We now test whether there is a difference in average length of crime by borough. Again, to ensure that the assumptions of the ANOVA test are not violated, we first test for homogeneity of variances. We used Levene’s test to test homogeneity of variances. We see from the results below that the p-value is less than 0.05. Therefore, the assumption of homogenous variances is not met.

time_data$time_diff2 <- as.numeric(time_data$time_diff2)

leveneTest(time_diff2 ~ boro_nm, data = time_data) %>% 
  broom::tidy() %>% 
  knitr::kable()
term df statistic p.value
group 4 152.4968 0
46686 NA NA

We resort to using a non-parametric approach in detecting a difference of means among these five boroughs by utilizing the Kruskal-Wallis test. From the test below, we can see that the p-value is less that 0.05. We conclude that at the 5% level of significance, at least one of the average lengths of reported crimes (i.e., time between when the crime started and when it ended) is different among the five boroughs.

kruskal.test(time_diff2 ~ boro_nm, data = time_data) %>% 
  broom::tidy() %>% 
  knitr::kable()
statistic p.value parameter method
646.7241 0 4 Kruskal-Wallis rank sum test


Since the Kruskal–Wallis test is significant, we now conduct a post-hoc analysis to determine which boroughs differ from each other. We use the Dunn test for the post-hoc analysis. From the test below, we can clearly see that the average length of felony is statistically different from borough to borough, except when you compare 1) Staten Island and Manhattan and 2) Staten Island and Brooklyn.

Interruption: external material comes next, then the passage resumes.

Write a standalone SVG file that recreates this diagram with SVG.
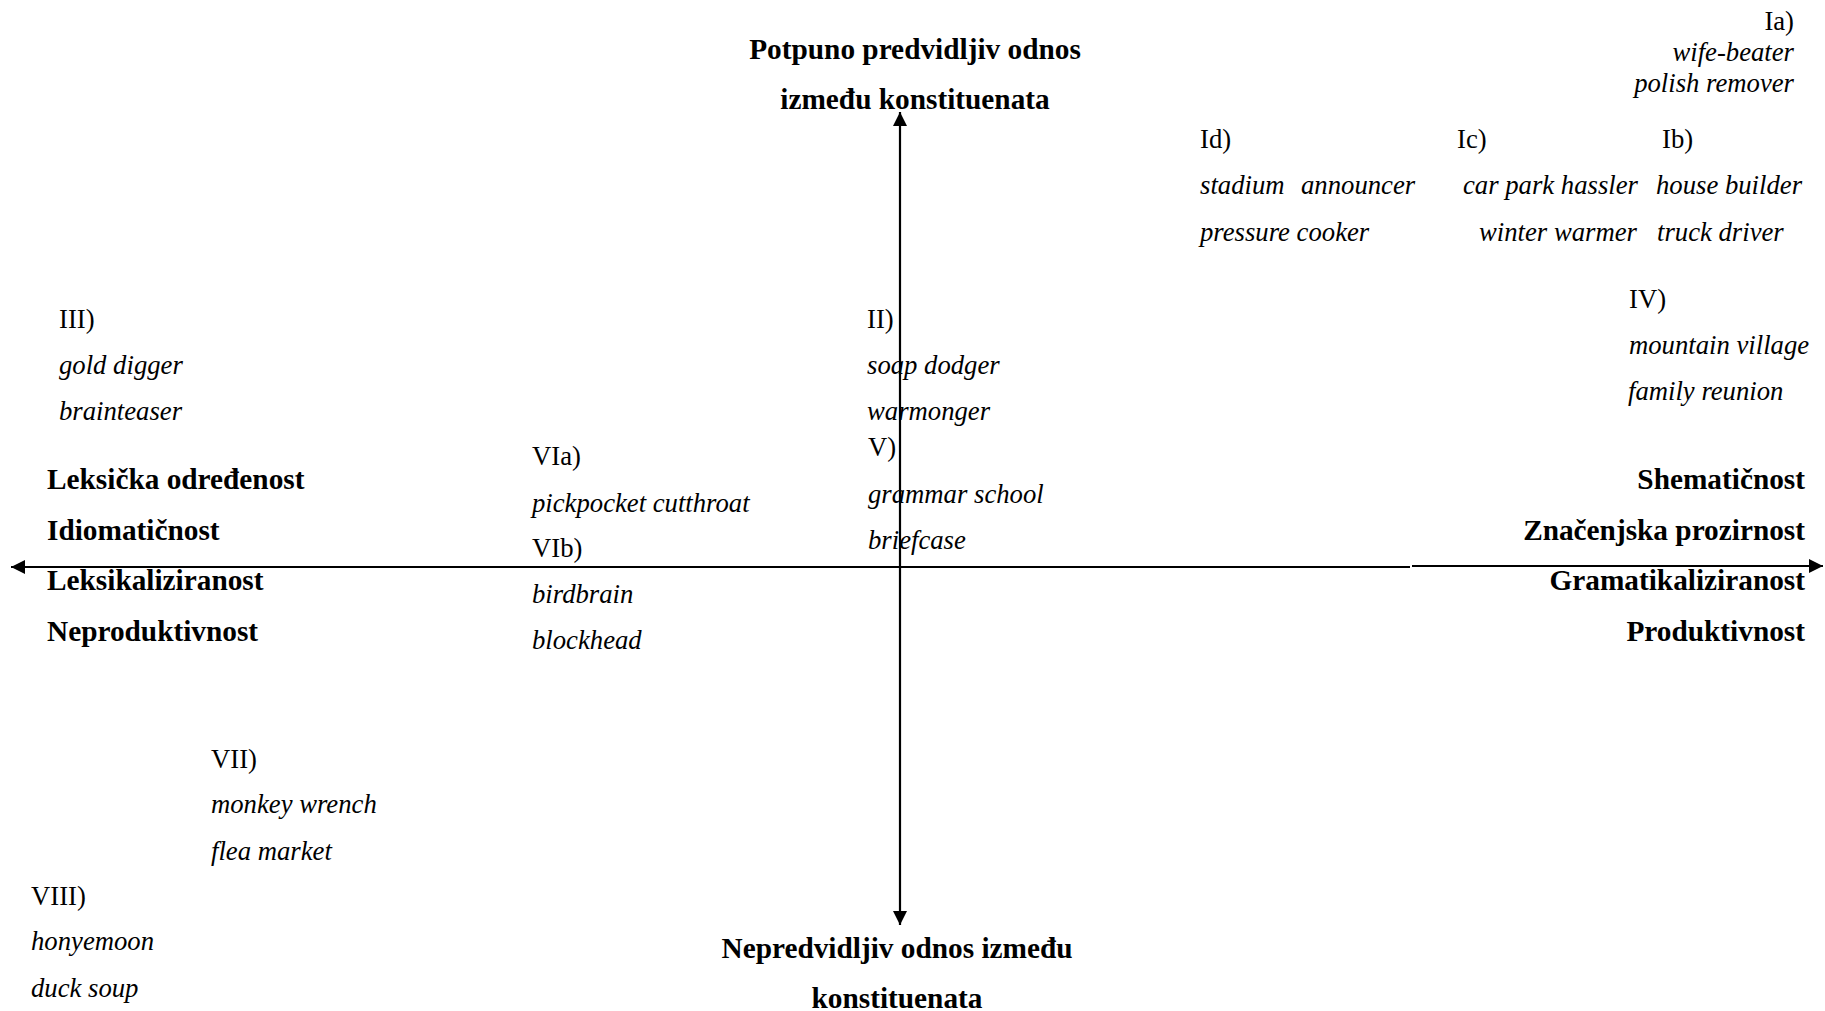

dunn.test(time_data$time_diff2, time_data$boro_nm, method = "bonferroni")
##   Kruskal-Wallis rank sum test
## 
## data: x and group
## Kruskal-Wallis chi-squared = 646.7241, df = 4, p-value = 0
## 
## 
##                            Comparison of x by group                            
##                                  (Bonferroni)                                  
## Col Mean-|
## Row Mean |      bronx   brooklyn   manhatta     queens
## ---------+--------------------------------------------
## brooklyn |   21.58242
##          |    0.0000*
##          |
## manhatta |   12.68001  -6.510852
##          |    0.0000*    0.0000*
##          |
##   queens |   21.69130   3.582797   8.882338
##          |    0.0000*    0.0017*    0.0000*
##          |
## staten_i |   8.359785  -1.528450   1.727960  -3.293653
##          |    0.0000*     0.6320     0.4200    0.0049*
## 
## alpha = 0.05
## Reject Ho if p <= alpha/2


Discussion

The results show that the average length of reported crimes does not statistically differ by felony type (p = 0.153). However, when we examine all felony types by borough, we notice that the average length of reported crimes does statistically differ by borough - we found statistical differences for each borough-borough comparison, except when comparing 1) Staten Island and Manhattan and 2) Staten Island and Brooklyn. All together, we do not have evidence suggesting that sex-related, weapons-related, or drug-related felonies have different mean lengths of crime; however, we have sufficient evidence to conclude that the length of felonies vary by borough, with the longest felonies occuring in the Bronx.